I don’t want to grow up
The mundane realities of day-to-day existence let the air out of life’s tires
By Patricia Baer
The Ramones have been on my mind a lot lately. It might be because the expanded responsibilities of homeownership are finally sinking in or maybe it is just the recent birthday, but the words of this punk band’s hit song have been rocketing around my brain on repeat lately.
It is hard to imagine “I Don’t Want to Grow Up” was originally a Tom Waits song. Next time you are bored, Google his version’s music video. It is a mesmerizingly bizarre experience that brings back memories of MTV at its pinnacle.
But I digress. I hear us old people do that. We wander wildly off topic before getting to the point.
Where was I? The 40s, right. I am 44 this year. I joked with someone recently that it hurts to say that out loud. It is not far from the truth.
There is something about the sound of the word that is unattractive. Say it aloud, and it plods along in its pronunciation. It does not have the twirly tune of 22 or the steadfast but still bouncing beat of 34. Even 66 sounds sleek and sharper than my age now.

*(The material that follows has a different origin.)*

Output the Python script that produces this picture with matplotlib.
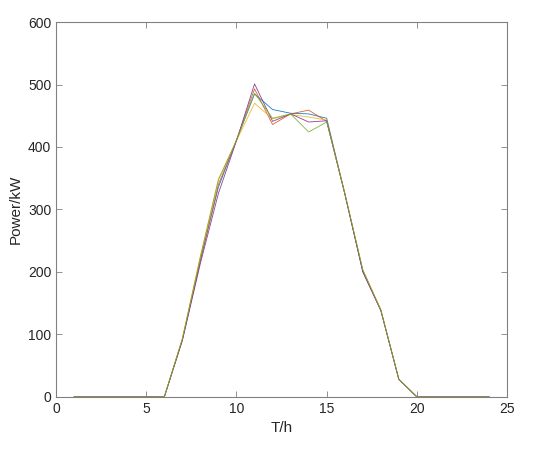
import matplotlib.pyplot as plt

plt.rcParams['font.family'] = ['Liberation Sans', 'DejaVu Sans']

hours = list(range(1, 25))

# MATLAB default colour order, one list per curve
p_blue = [0, 0, 0, 0, 0, 0, 92, 220, 336, 411, 485, 460, 454, 453, 446,
          326, 201, 139, 28, 0, 0, 0, 0, 0]
p_orange = [0, 0, 0, 0, 0, 0, 92, 218, 340, 411, 493, 436, 453, 459, 441,
            326, 202, 139, 28, 0, 0, 0, 0, 0]
p_yellow = [0, 0, 0, 0, 0, 0, 94, 226, 349, 410, 470, 445, 452, 448, 443,
            327, 203, 140, 28, 0, 0, 0, 0, 0]
p_purple = [0, 0, 0, 0, 0, 0, 90, 214, 326, 410, 501, 441, 453, 440, 442,
            325, 200, 138, 28, 0, 0, 0, 0, 0]
p_green = [0, 0, 0, 0, 0, 0, 93, 224, 347, 411, 486, 446, 453, 424, 440,
           326, 204, 139, 28, 0, 0, 0, 0, 0]

series = [p_blue, p_orange, p_yellow, p_purple, p_green]
colors = ['#0072BD', '#D95319', '#EDB120', '#7E2F8E', '#77AC30']

fig = plt.figure(figsize=(5.5, 4.5), dpi=100)
ax = fig.add_axes([0.102, 0.118, 0.82, 0.833])

for vals, c in zip(series, colors):
    ax.plot(hours, vals, color=c, linewidth=0.6, alpha=0.9)

ax.set_xlim(0, 25)
ax.set_ylim(0, 600)
ax.set_xticks(range(0, 26, 5))
ax.set_yticks(range(0, 601, 100))
ax.tick_params(direction='in', top=True, right=True, labelsize=10,
               color='#808080', labelcolor='#262626', length=4, width=0.6)
for s in ax.spines.values():
    s.set_color('#808080')
    s.set_linewidth(0.8)

ax.set_xlabel('T/h', fontsize=11, color='#262626')
ax.set_ylabel('Power/kW', fontsize=11, color='#262626')

fig.savefig('out.png', dpi=100)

There is something about the “f” sound that brings to mind a slowly deflating tire. It makes the entire word thud and thunk along like a car desperately attempting to reach the next destination before it goes completely flat.
More often than not, I feel like that car these days. This decade of my life is becoming a period of constant maintenance, it seems. Maintain the bills. Maintain the job workload. Maintain the house. Keep life functional with as little drama as possible. It is an admirable goal, and I have worked hard to make it to this phase, but at times it seems a little bland and lacking adventure.
The other day I heard a piece on NPR in which an older couple discussed how they had decided to sell their house and live around the world. The idea was that by living in an apartment for several months in each city, they would gain a better appreciation for the host country than they would if they just visited for a few weeks as tourists. The notion of that much freedom was a lovely daydream to consider, and I envied them for a bit.
Sometimes it is hard to remember that people once dreaded retirement. I am not sure if I want to be as untethered from home as the radio couple, but I am looking forward to having my time be my own. I will try to appreciate my current stability stage more in the meantime, though.
Then when my “re-tiring” comes, if we stick with the car metaphor, I can comfortably hit those sleek 60s with a fresh set of wheels on this life, zipping off towards a new adventure with The Ramones still buzzing in my brain.